Anyone who has ever survived a major home construction project knows the drill. It starts with massive excitement, followed by a mountain of decisions, a few unexpected delays, and finally, the deep relief of moving into a beautiful new space. If you are a business owner gearing up for a digital overhaul, you are about to experience that same emotional rollercoaster. That is because launching a new site design is fundamentally identical to building a custom home from the ground up. You are not just throwing a few digital bricks together; you are constructing the permanent online residence for your entire brand.
Understanding this parallel shifts how you approach the web development process. It forces you to look past the superficial colors and start thinking about structural integrity. Learn more about the striking similarities between laying a physical foundation and building a digital storefront so you can survive your upcoming project with your sanity and your budget entirely intact.
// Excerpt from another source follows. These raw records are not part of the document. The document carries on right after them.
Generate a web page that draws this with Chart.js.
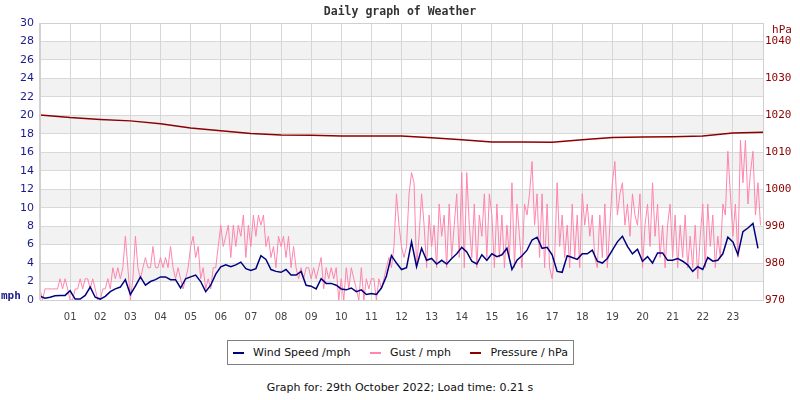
<!DOCTYPE html>
<html>
<head>
<meta charset="utf-8">
<title>Daily graph of Weather</title>
<script src="https://cdn.jsdelivr.net/npm/chart.js@4/dist/chart.umd.min.js"></script>
<style>
  body { margin: 0; background: #fff; width: 800px; height: 400px; position: relative; overflow: hidden; }
  #wrap { position: absolute; left: 0; top: 0; width: 800px; height: 330px; }
  #legend {
    position: absolute; left: 227px; top: 340px; width: 347px; height: 25px;
    box-sizing: border-box; border: 1px solid #808080;
    display: flex; align-items: center; justify-content: space-between; padding: 0 5px 0 5px;
    font: 11px "DejaVu Sans", sans-serif; color: #111;
  }
  #legend span.sw { display: inline-block; width: 11px; height: 2px; margin-right: 9px; vertical-align: middle; }
  #footer {
    position: absolute; left: 0; width: 800px; top: 381px; text-align: center;
    font: 11px "DejaVu Sans", sans-serif; color: #111;
  }
</style>
</head>
<body>
<div id="wrap"><canvas id="weatherChart" width="800" height="330"></canvas></div>
<div id="legend"></div>
<div id="footer">Graph for: 29th October 2022; Load time: 0.21 s</div>
<script>
// hour labels on the time axis
const hourLabels = ['01','02','03','04','05','06','07','08','09','10','11','12',
                    '13','14','15','16','17','18','19','20','21','22','23'];

// wind speed (mph), one reading every 10 minutes from 00:00
const windStep = 10 / 60;
const windSpeed = [
  0.4, 0.2, 0.3, 0.45, 0.5, 0.5,
  1.0, 0.1, 0.1, 0.5, 1.4, 0.3,
  0.1, 0.4, 0.9, 1.2, 1.4, 2.2,
  0.6, 1.5, 2.5, 1.6, 2.0, 2.2,
  2.5, 2.5, 2.2, 2.2, 1.3, 2.3,
  2.5, 2.7, 2.0, 0.9, 1.6, 2.8,
  3.6, 3.8, 3.6, 3.8, 4.1, 3.4,
  3.2, 3.4, 4.8, 4.4, 3.3, 3.1,
  3.0, 3.3, 2.7, 2.7, 3.1, 1.6,
  1.5, 1.2, 2.3, 1.8, 1.8, 1.6,
  1.2, 1.1, 1.3, 0.9, 1.1, 0.6,
  0.7, 0.6, 1.3, 2.6, 4.8, 4.0,
  3.3, 3.5, 6.3, 3.6, 5.6, 4.3,
  4.5, 3.9, 4.3, 3.9, 4.5, 5.0,
  5.7, 5.2, 4.2, 3.9, 4.9, 4.3,
  5.0, 4.7, 4.9, 5.6, 3.3, 4.3,
  4.8, 5.4, 6.5, 6.8, 5.6, 5.7,
  4.9, 3.1, 3.0, 4.8, 4.6, 4.4,
  5.0, 5.0, 5.4, 4.2, 4.0, 4.5,
  5.4, 6.3, 6.9, 5.8, 5.0, 5.5,
  4.2, 4.7, 4.0, 5.1, 5.1, 4.3,
  4.3, 4.5, 4.2, 3.8, 3.1, 3.6,
  3.3, 4.6, 4.2, 4.3, 5.0, 6.8,
  6.3, 4.9, 7.4, 7.8, 8.3, 5.6
];

// gust (mph), one reading every 5 minutes from 00:00
const gustStep = 5 / 60;
const gust = [
  1.2, 0, 1.2, 1.2, 1.2, 1.2, 1.2, 1.2, 2.3, 1.2, 2.3, 1.2,
  0, 0, 1.2, 1.2, 2.3, 1.2, 2.3, 2.3, 1.2, 2.3, 1.2, 0,
  0, 1.2, 1.2, 2.3, 1.2, 3.5, 2.3, 3.5, 2.3, 3.5, 6.9, 3.5,
  0, 2.3, 6.9, 3.5, 2.3, 3.5, 4.6, 3.5, 3.5, 5.8, 3.5, 3.5,
  4.6, 3.5, 4.6, 3.5, 5.8, 3.5, 2.3, 3.5, 2.3, 1.2, 2.3, 3.5,
  5.8, 6.9, 4.6, 5.8, 2.3, 3.5, 1.2, 2.3, 1.2, 3.5, 3.5, 5.8,
  8.1, 5.8, 6.9, 8.1, 4.6, 8.1, 5.8, 8.1, 6.9, 9.2, 4.6, 8.1,
  5.8, 9.2, 6.9, 9.2, 8.1, 9.2, 5.8, 6.9, 4.6, 5.8, 3.5, 6.9,
  5.8, 6.9, 4.6, 6.9, 3.5, 5.8, 3.5, 2.3, 3.5, 2.3, 3.5, 3.5,
  2.3, 3.5, 2.3, 3.5, 4.6, 1.2, 3.5, 2.3, 3.5, 2.3, 3.5, 0,
  2.3, 0, 3.5, 1.2, 3.5, 2.3, 1.2, 0, 3.5, 0, 2.3, 1.2,
  2.3, 2.3, 0, 2.3, 1.2, 2.3, 3.5, 4.6, 3.5, 5.8, 11.5, 8.1,
  5.8, 4.6, 5.8, 11.5, 13.8, 12.7, 3.5, 6.9, 11.5, 8.1, 3.5, 9.2,
  5.8, 8.1, 3.5, 10.4, 6.9, 9.2, 3.5, 10.4, 4.6, 8.1, 11.5, 4.6,
  13.8, 3.5, 13.8, 8.1, 4.6, 10.4, 3.5, 9.2, 6.9, 11.5, 4.6, 11.5,
  9.2, 3.5, 10.4, 4.6, 9.2, 3.5, 8.1, 4.6, 12.7, 3.5, 10.4, 6.9,
  3.5, 10.4, 9.2, 11.5, 15.0, 8.1, 11.5, 4.6, 11.5, 3.5, 10.4, 3.5,
  2.3, 4.6, 12.7, 5.8, 9.2, 4.6, 8.1, 3.5, 10.4, 4.6, 9.2, 3.5,
  11.5, 8.1, 10.4, 6.9, 9.2, 4.6, 3.5, 9.2, 4.6, 10.4, 3.5, 8.1,
  12.7, 15.0, 9.2, 11.5, 12.7, 8.1, 10.4, 6.9, 11.5, 9.2, 8.1, 11.5,
  3.5, 8.1, 10.4, 5.8, 12.7, 6.9, 10.4, 4.6, 8.1, 3.5, 8.1, 10.4,
  4.6, 9.2, 3.5, 8.1, 4.6, 9.2, 3.5, 6.9, 3.5, 8.1, 2.3, 6.9,
  10.4, 3.5, 10.4, 5.8, 9.2, 3.5, 6.9, 4.6, 10.4, 9.2, 16.1, 11.5,
  6.9, 10.4, 4.6, 17.3, 12.7, 17.3, 10.4, 13.8, 16.1, 9.2, 12.7, 8.1
];

// pressure (hPa), hourly from 00:00 to 24:00
const pressureStep = 1;
const pressure = [
  1020.1, 1019.4, 1018.9, 1018.5, 1017.7, 1016.6, 1015.8, 1015.1, 1014.7,
  1014.6, 1014.4, 1014.4, 1014.4, 1013.9, 1013.4, 1012.8, 1012.8, 1012.7,
  1013.4, 1014.0, 1014.1, 1014.2, 1014.4, 1015.2, 1015.4
];

const toPoints = (arr, step) => arr.map((v, i) => ({ x: i * step, y: v }));

// shaded bands, plot frame, title and axis units
const decorPlugin = {
  id: 'decor',
  beforeDraw(chart) {
    const { ctx, chartArea: a, scales } = chart;
    const y = scales.y;
    ctx.save();
    ctx.fillStyle = '#f2f2f2';
    for (let v = 2; v < 30; v += 4) {
      const top = y.getPixelForValue(v + 2), bot = y.getPixelForValue(v);
      ctx.fillRect(a.left, top, a.right - a.left, bot - top);
    }
    ctx.restore();
  },
  afterDraw(chart) {
    const { ctx, chartArea: a } = chart;
    ctx.save();
    ctx.strokeStyle = '#d0d0d0';
    ctx.lineWidth = 1;
    ctx.strokeRect(a.left + 0.5, a.top + 0.5, a.right - a.left, a.bottom - a.top);
    ctx.lineWidth = 2;
    ctx.beginPath();
    ctx.moveTo(a.left, a.top);
    ctx.lineTo(a.left, a.bottom);
    ctx.stroke();

    ctx.fillStyle = '#333';
    ctx.font = 'bold 11.5px "DejaVu Sans Mono"';
    ctx.textAlign = 'center';
    ctx.textBaseline = 'middle';
    ctx.fillText('Daily graph of Weather', 400, 12);

    ctx.fillStyle = '#1a1a8c';
    ctx.font = 'bold 11px "DejaVu Sans Mono"';
    ctx.textAlign = 'left';
    ctx.fillText('mph', 1, 296);

    ctx.fillStyle = '#8b0000';
    ctx.font = '11px "DejaVu Sans Mono"';
    ctx.textAlign = 'center';
    ctx.fillText('hPa', 782, 30);
    ctx.restore();
  }
};

const ctx = document.getElementById('weatherChart').getContext('2d');
const weatherChart = new Chart(ctx, {
  type: 'line',
  data: {
    datasets: [
      {
        label: 'Wind Speed /mph',
        data: toPoints(windSpeed, windStep),
        borderColor: '#00007f',
        borderWidth: 1.5,
        yAxisID: 'y'
      },
      {
        label: 'Gust / mph',
        data: toPoints(gust, gustStep),
        borderColor: '#ff85ad',
        borderWidth: 1,
        yAxisID: 'y'
      },
      {
        label: 'Pressure / hPa',
        data: toPoints(pressure, pressureStep),
        borderColor: '#8b0000',
        borderWidth: 1.5,
        yAxisID: 'y1'
      }
    ]
  },
  options: {
    responsive: false,
    animation: false,
    parsing: true,
    elements: { point: { radius: 0 }, line: { tension: 0 } },
    layout: { padding: { top: 23, left: 0, right: 0, bottom: 0 } },
    plugins: { legend: { display: false }, tooltip: { enabled: false }, title: { display: false } },
    scales: {
      x: {
        type: 'linear',
        min: 0,
        max: 24,
        afterFit: s => { s.height = 30; },
        border: { display: false },
        grid: { color: '#d6d6d6', drawTicks: false },
        ticks: {
          stepSize: 1,
          autoSkip: false,
          maxRotation: 0,
          padding: 11,
          color: '#444',
          font: { family: 'DejaVu Sans', size: 10 },
          callback: v => (v >= 1 && v <= 23) ? hourLabels[v - 1] : ''
        }
      },
      y: {
        position: 'left',
        min: 0,
        max: 30,
        afterFit: s => { s.width = 40; },
        border: { display: false },
        grid: { color: '#d8d8d8', drawTicks: false },
        ticks: {
          stepSize: 2,
          padding: 6,
          color: '#1a1a8c',
          font: { family: 'DejaVu Sans', size: 11 }
        }
      },
      y1: {
        position: 'right',
        min: 970,
        max: 1045,
        afterFit: s => { s.width = 37; },
        border: { display: false },
        grid: { display: false, drawTicks: false },
        ticks: {
          stepSize: 10,
          padding: 2,
          color: '#8b0000',
          font: { family: 'DejaVu Sans Mono', size: 11 },
          callback: v => (v % 10 === 0) ? v : null
        }
      }
    }
  },
  plugins: [decorPlugin]
});

// legend built from the chart's datasets
const legendEl = document.getElementById('legend');
weatherChart.data.datasets.forEach(ds => {
  const item = document.createElement('div');
  item.innerHTML = '<span class="sw" style="background:' + ds.borderColor + '"></span>' + ds.label;
  legendEl.appendChild(item);
});
</script>
</body>
</html>
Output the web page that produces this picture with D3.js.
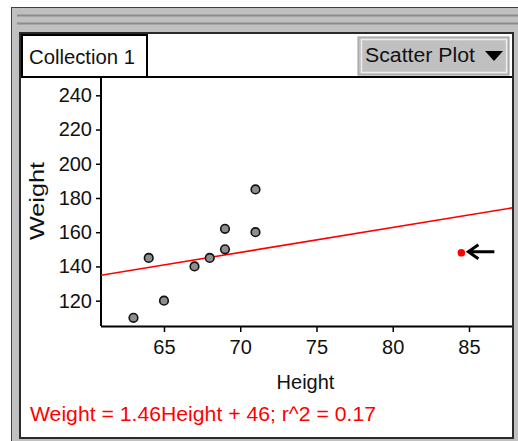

The Blueprint and The Wireframe
You would never hire a general contractor, point to an empty plot of dirt, and tell them to just start pouring concrete. You absolutely need a highly detailed blueprint first. The same rule applies to the internet. In the digital world, this blueprint is your sitemap and your wireframes. Before anyone picks up a digital paintbrush, you have to decide where the rooms actually go.
How does the user get from the homepage, which acts as your front door, to the checkout cart, which acts as your kitchen? If your physical architect creates a layout where you have to walk through a bathroom to get to the living room, the house is a total failure. Similarly, if your web designer forces a user to click through four different confusing menus just to find your contact form, your website is going to hemorrhage money. Planning the structural flow and the user journey before the visual design phase begins is a non-negotiable step.
Curb Appeal and First Impressions
When you drive past a house with a sagging roof, overgrown weeds, and peeling exterior paint, you immediately make negative assumptions about the interior. This is the basic concept of curb appeal. On the internet, your homepage is your front lawn, and your user interface is your exterior paint job. You have roughly three seconds to convince a visitor to step inside.
A modern, clean layout with high-quality imagery acts as a welcoming, well-lit front porch. A cluttered homepage filled with tiny text, conflicting neon colors, and aggressive pop-up ads feels exactly like a yard filled with rusty cars. If your digital curb appeal is confusing or overwhelming, the user will not bother opening the door. They will immediately hit the back button and visit your competitor down the street.
The Plumbing, Electrical, and Backend Code
The absolute most expensive parts of a physical house are the systems you cannot actually see. The copper plumbing, the electrical wiring, and the poured concrete foundation are what keep the building from collapsing. A website operates on the same logic. The backend development, the server hosting environment, and the core code are your digital plumbing.
You can have the most visually stunning homepage on the entire internet, but if the backend code is bloated and messy, the site will load incredibly slowly. If the server architecture is weak, the entire site will crash the moment you get a massive surge of holiday traffic. You have to invest heavily in the unseen infrastructure to ensure your digital home is functional, highly secure, and capable of handling daily wear and tear.
Interior Design and Content Strategy
Once the drywall is up and the floors are installed, a house is still just an empty shell. It does not become a warm, inviting home until you bring in the furniture, paint the interior walls, and hang your artwork. In web development, this interior design phase is your content strategy. The written copy, the product photos, and the typography choices give your website its actual personality.
Just like you would not put a cheap plastic folding chair in the middle of a million-dollar luxury living room, you cannot put poorly written, grammatically incorrect copy on a high-end custom website. The interior design of your site needs to perfectly match the expectations of your target audience. Your content must be inviting, highly readable, and strategically placed to make the user feel completely comfortable spending their time and money in your space.
The Reality of Ongoing Maintenance
The biggest myth in both real estate and web development is that the hard work permanently stops the day you get the keys. Any seasoned homeowner knows that a house requires constant, never-ending maintenance. The roof eventually needs patching, the HVAC filter needs replacing, and the lawn needs weekly mowing.
A website is a living, breathing entity that demands the same level of ongoing care. Software plugins will go out of date, severe security vulnerabilities will eventually emerge, and search engine algorithms will constantly shift the rules. If you launch a beautiful site and then completely ignore it for three years, it will slowly degrade and fall apart. Establishing a strict monthly maintenance routine ensures your digital property holds its value and continues to perform flawlessly year after year.
Treating Your Investment with Respect
Building a successful online presence is a massive financial and emotional undertaking. It requires extreme patience, a healthy operating budget, and a team of experts you actually trust to execute the vision. By treating your upcoming digital project with the same level of respect and careful planning that you would give a physical construction build, you avoid the most common, highly expensive pitfalls. You stop focusing purely on the superficial paint job and start prioritizing the structural integrity, ensuring your brand has a highly secure, incredibly profitable home for decades to come.